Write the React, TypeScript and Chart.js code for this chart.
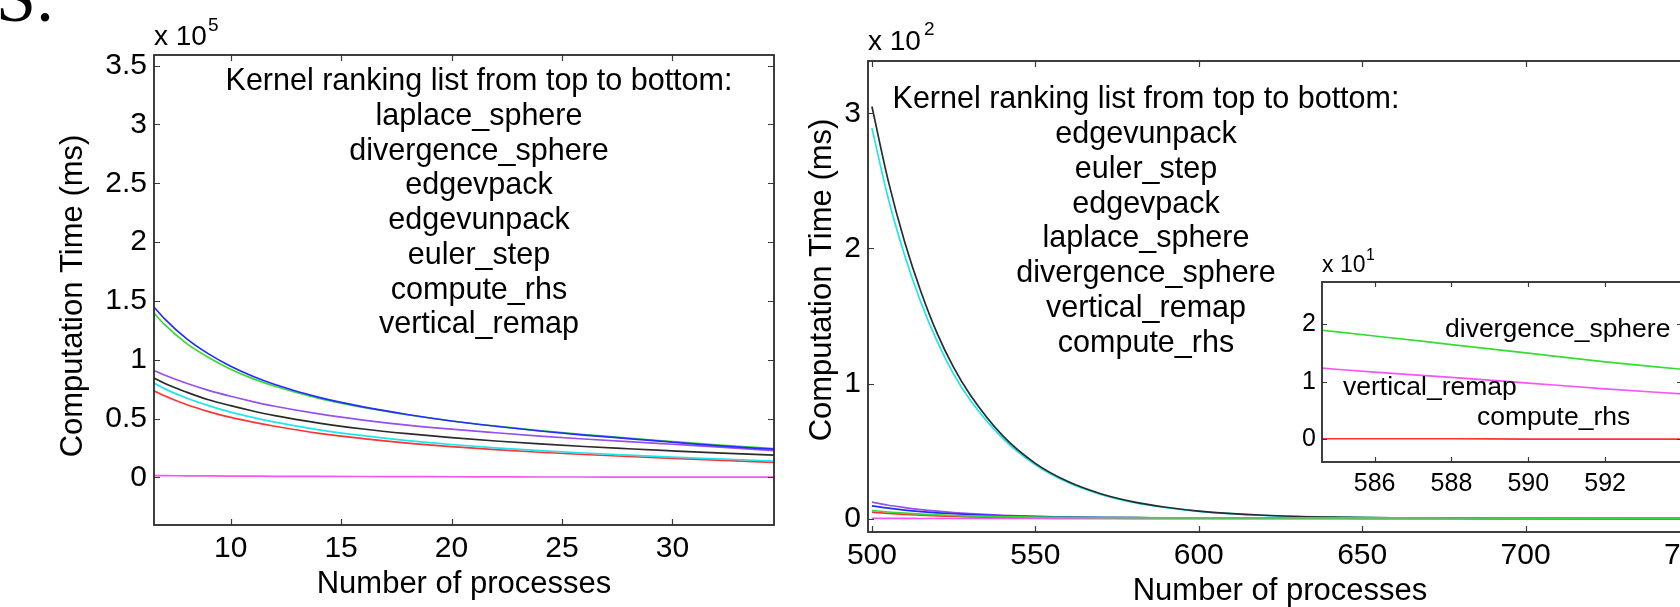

------------------------

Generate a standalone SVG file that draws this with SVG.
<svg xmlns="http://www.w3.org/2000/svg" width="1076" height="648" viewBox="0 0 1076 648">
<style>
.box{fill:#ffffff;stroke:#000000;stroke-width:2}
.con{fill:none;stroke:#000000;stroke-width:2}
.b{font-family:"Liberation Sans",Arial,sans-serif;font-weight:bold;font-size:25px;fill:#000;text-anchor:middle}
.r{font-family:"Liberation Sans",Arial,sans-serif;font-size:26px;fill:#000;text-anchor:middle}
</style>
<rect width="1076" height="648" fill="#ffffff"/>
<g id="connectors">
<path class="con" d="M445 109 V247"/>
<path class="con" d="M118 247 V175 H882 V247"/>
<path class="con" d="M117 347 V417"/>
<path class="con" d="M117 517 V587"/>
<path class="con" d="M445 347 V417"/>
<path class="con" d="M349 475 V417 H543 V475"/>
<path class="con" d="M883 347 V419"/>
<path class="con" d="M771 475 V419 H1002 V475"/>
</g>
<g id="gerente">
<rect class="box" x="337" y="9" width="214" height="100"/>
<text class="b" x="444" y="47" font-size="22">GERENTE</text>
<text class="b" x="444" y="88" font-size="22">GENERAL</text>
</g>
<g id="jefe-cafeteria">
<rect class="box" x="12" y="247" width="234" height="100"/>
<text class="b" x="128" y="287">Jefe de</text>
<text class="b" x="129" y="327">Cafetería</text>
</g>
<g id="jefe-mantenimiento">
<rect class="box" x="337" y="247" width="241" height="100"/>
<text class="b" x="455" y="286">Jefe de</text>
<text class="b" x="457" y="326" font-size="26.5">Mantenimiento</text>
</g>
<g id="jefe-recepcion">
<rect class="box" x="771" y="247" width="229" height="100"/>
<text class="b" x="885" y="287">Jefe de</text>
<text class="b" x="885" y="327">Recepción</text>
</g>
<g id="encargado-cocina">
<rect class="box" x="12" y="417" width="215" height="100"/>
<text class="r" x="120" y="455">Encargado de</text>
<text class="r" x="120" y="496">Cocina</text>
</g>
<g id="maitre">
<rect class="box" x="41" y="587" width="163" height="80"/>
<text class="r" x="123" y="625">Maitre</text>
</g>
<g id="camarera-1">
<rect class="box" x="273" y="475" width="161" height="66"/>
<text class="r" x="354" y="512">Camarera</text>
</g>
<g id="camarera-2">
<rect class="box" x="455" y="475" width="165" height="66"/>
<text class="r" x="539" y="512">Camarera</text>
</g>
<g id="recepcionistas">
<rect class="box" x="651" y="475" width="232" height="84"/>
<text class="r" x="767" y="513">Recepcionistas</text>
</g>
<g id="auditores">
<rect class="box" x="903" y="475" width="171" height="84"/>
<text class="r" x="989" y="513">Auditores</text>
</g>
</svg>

------------------------

### What is being asked
From the entries, report each line that includes the word "this".

### Written reply
Write the React, TypeScript and Chart.js code for this chart.
Generate a standalone SVG file that draws this with SVG.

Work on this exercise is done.